- Also known as: Von Pimpenstein
- Born: Christopher Carter
- Genres: Pop, R&B, Hip-Hop, Rock
- Occupations: Record Producer and Mix Engineer
- Instruments: Producer, Mixer, Engineer, Songwriter
- Labels: Universal, EMI
- Website: http://www.vonpimpenstein.com

= Von Pimpenstein =

Chris Carter, known professionally as Von Pimpenstein, is an American record producer and mixer from Los Angeles, California, United States.

== Professional career ==
Chris Carter grew up in Eugene, Oregon, where he made his first professional recordings in high school as a founding member of the then popular local band The Boogie Patrol Express. He started in the music business producing a single for the then unsigned Backstreet Boys in 1993. The single caught the attention of Mercury Records A&R executive Dave McPherson who signed the group and later moved to Jive Records/BMG. Upon learning that Chris Carter and the other two writer/producers of the song, Aaron Walker and Blake Schwab, were not credited and that Lou Pearlman’s label Transcontinental Records had not obtained the rights necessary to release the song under the Jive label, BMG delayed a 1994 U.S. debut until 1997 while successfully promoting the boy band in Europe in the interim. The three writers settled with Lou Pearlman for an undisclosed sum.

In 2000 Carter produced and mixed the DJ Times Top 40 single “Rub A Dub Dub” for Filipina singer Yvette. During this time he also ran the label Say Music Inc. with Yvette's husband and manager Joe Desciongco. Desciongco and Carter later entered Say Music Inc. into a joint venture deal with Universal Records.

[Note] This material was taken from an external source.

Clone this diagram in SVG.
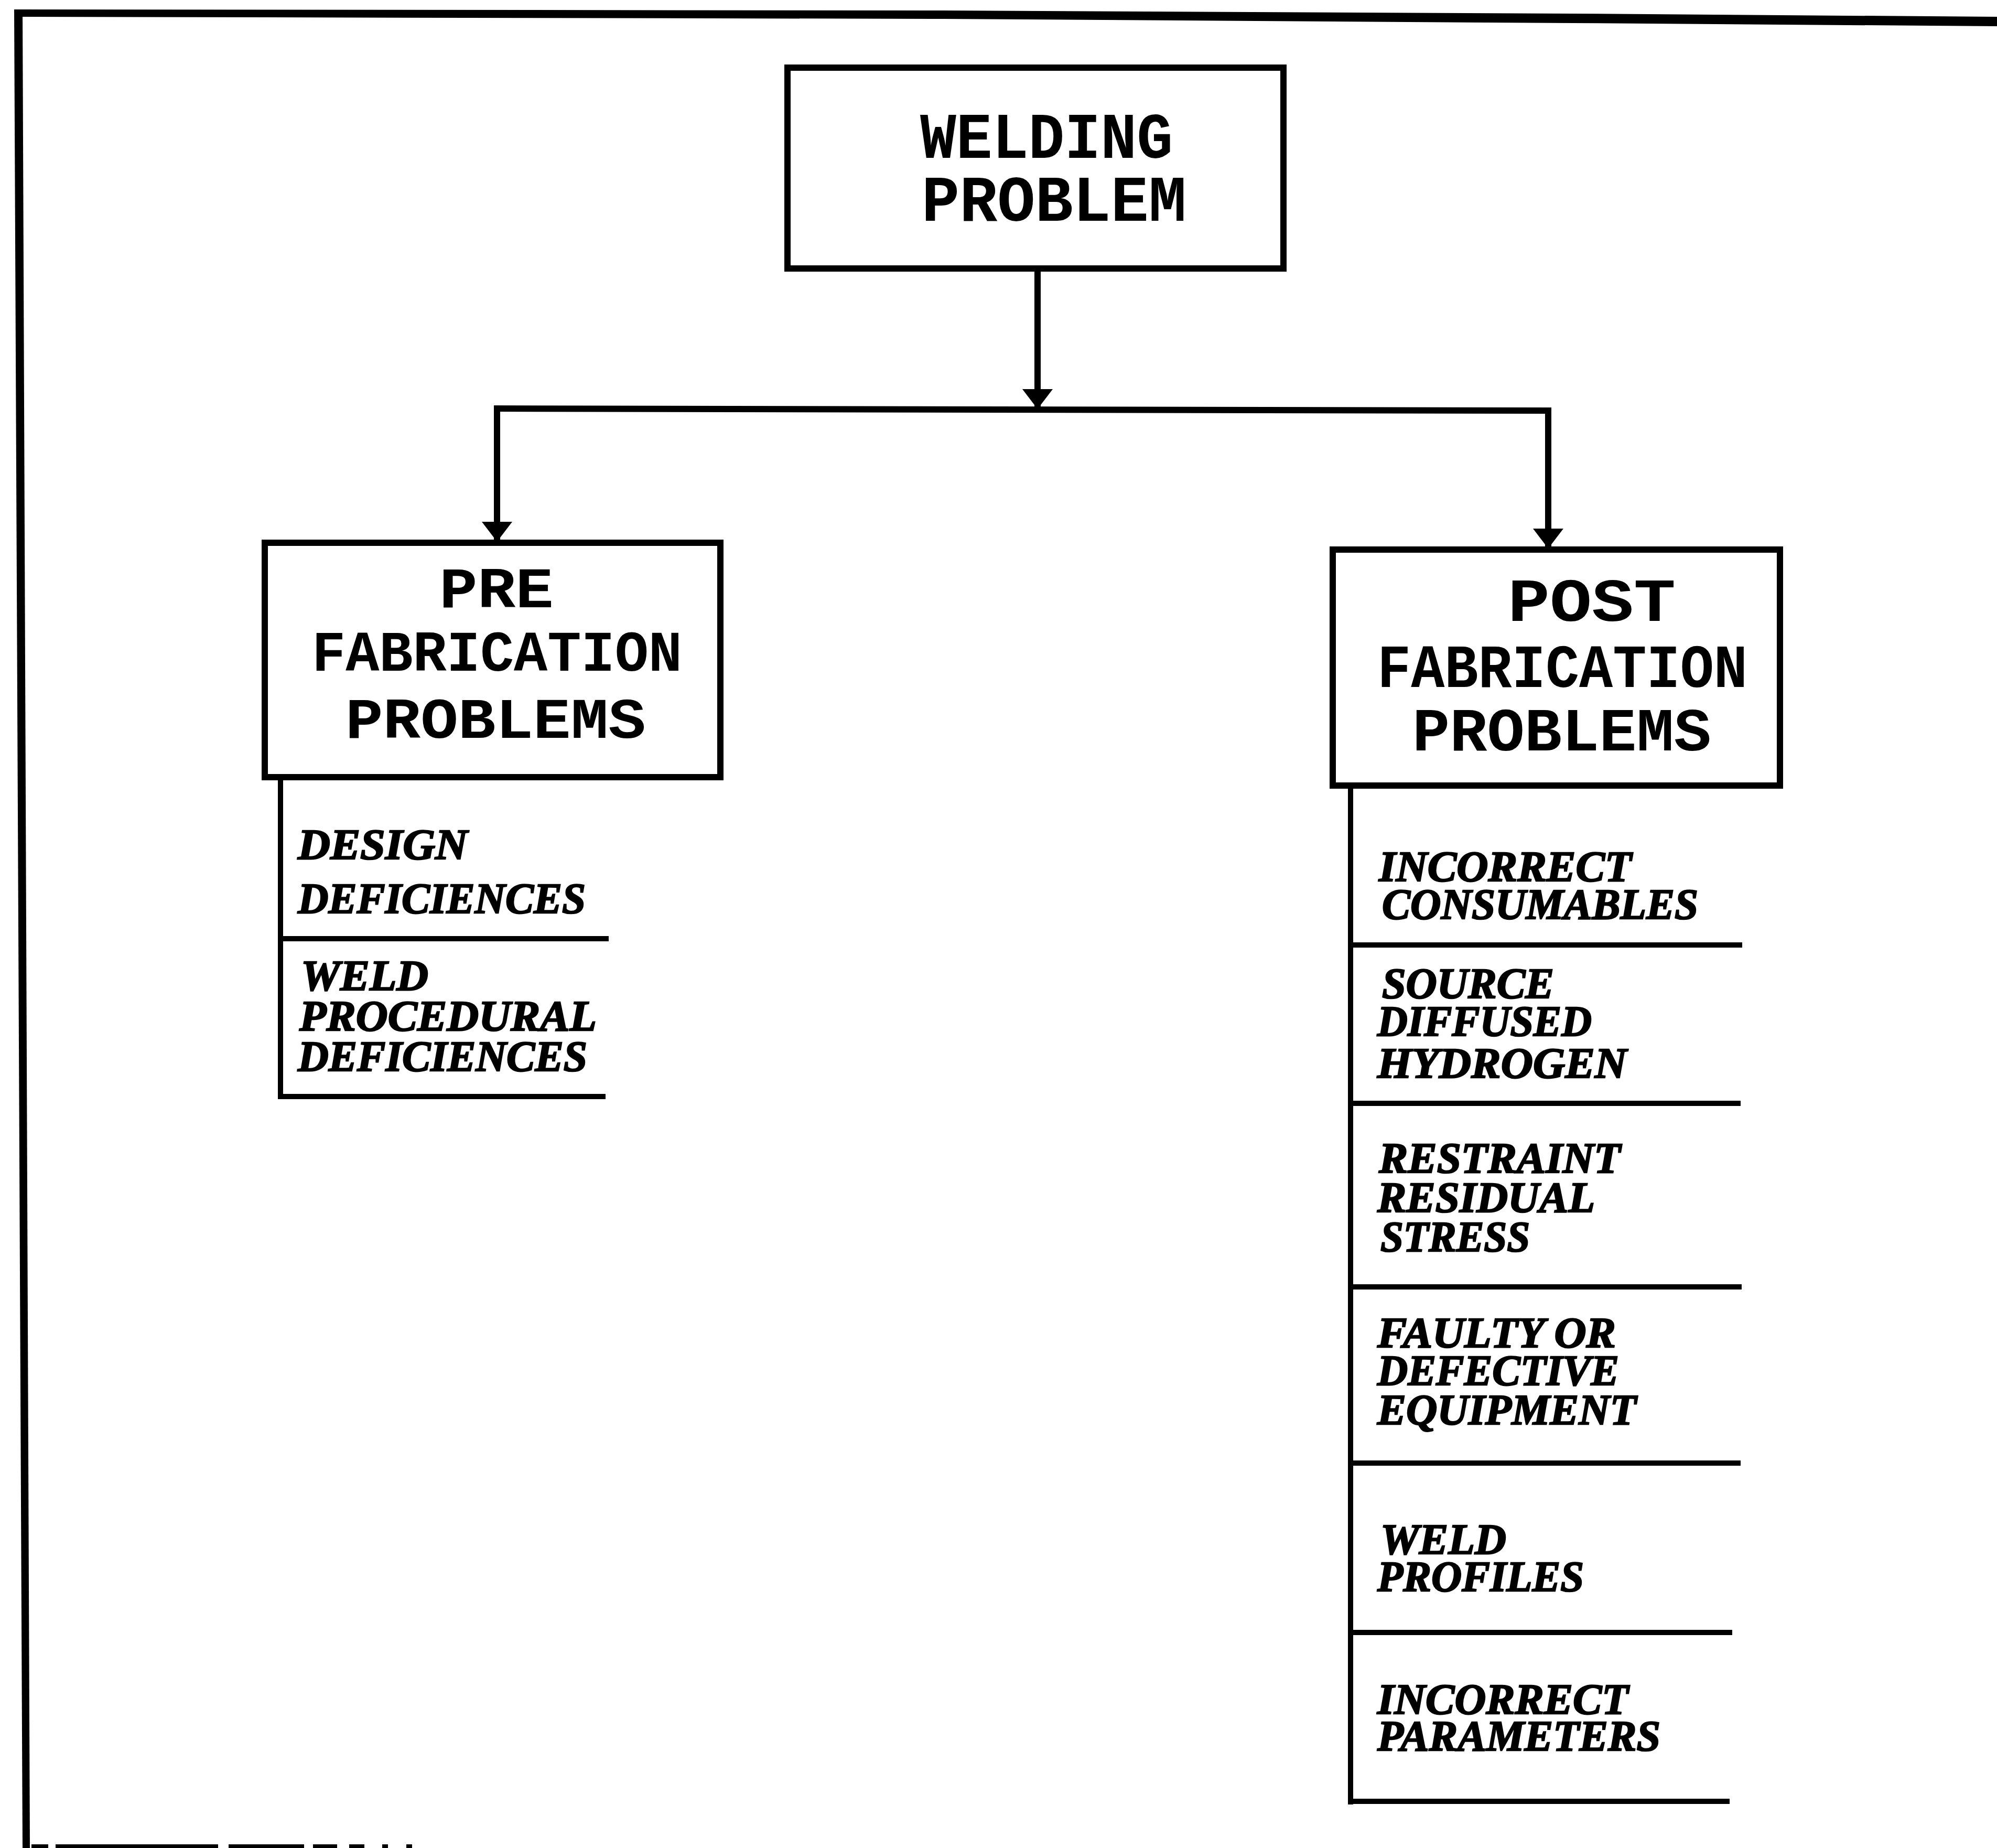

In 2001 Carter produced and mixed the single "Love Goes On" for singer Natalise which was placed on the 888 Records compilation “Import Jams” (2002) and launched her career. The DMA Magazine top 10 single made Natalise very popular in the United States earning her a record deal with 888 Records and was also released on her album “Forever Now” (2003). Carter continued to produce Natalise on her second album, “I Came To Play,” (2005) producing and mixing the DJ Times Top 40 hit radio singles “Make It Clap Now” and “Get Me Off”, the latter of which was featured in a Dodge Charger commercial, was played on MTV, and earned Natalise nationwide popularity bringing her to the high-point of her career. Also in 2005, Carter produced the remix to American Idol finalist Jasmine Trias’s single “Excuses” for Universal Records.

Carter is first credited with the nickname “Von Pimpenstein” on the self-titled album by Stormy Strong (2006) which received awards from Billboard. In 2007 he produced and mixed the single “Let The Beat Knock” for EMI artist Cyssero which was ranked in the top 30 of Amazon.com. In 2008, Carter produced and mixed the single “I Wanna Know” for Christabelle which was a #1 hit radio single and landed her major music awards (Best Solo Artist – 2008 Bay Music Awards, Best R&B/Hip-Hop Artist – 2008 Coca-Cola Malta Music Awards.). In 2011, Carter mixed the #1 hit single "Animal" by rock band Mr. Rally. In 2012 Carter produced and mixed the follow-up hit single "Say" for Christabelle which was released to radio in May 2012, reached #1 June 18, 2012 in its fourth week on the charts and earned Christabelle the 2012 Bay Music Award for Best Solo Artist.

Some of the artists Carter has worked with include Backstreet Boys, J. Holiday, Jasmine Trias, Christabelle, Natalise, Kaila Yu, Stormy Strong, Dahrio Wonder, Cyssero, and Mr. Rally. He also has over 100 song placements in TV/film and has made music for Bunim-Murray Productions, MTV Productions, CW Network, Discover Card, Dodge and The Oprah Winfrey Show.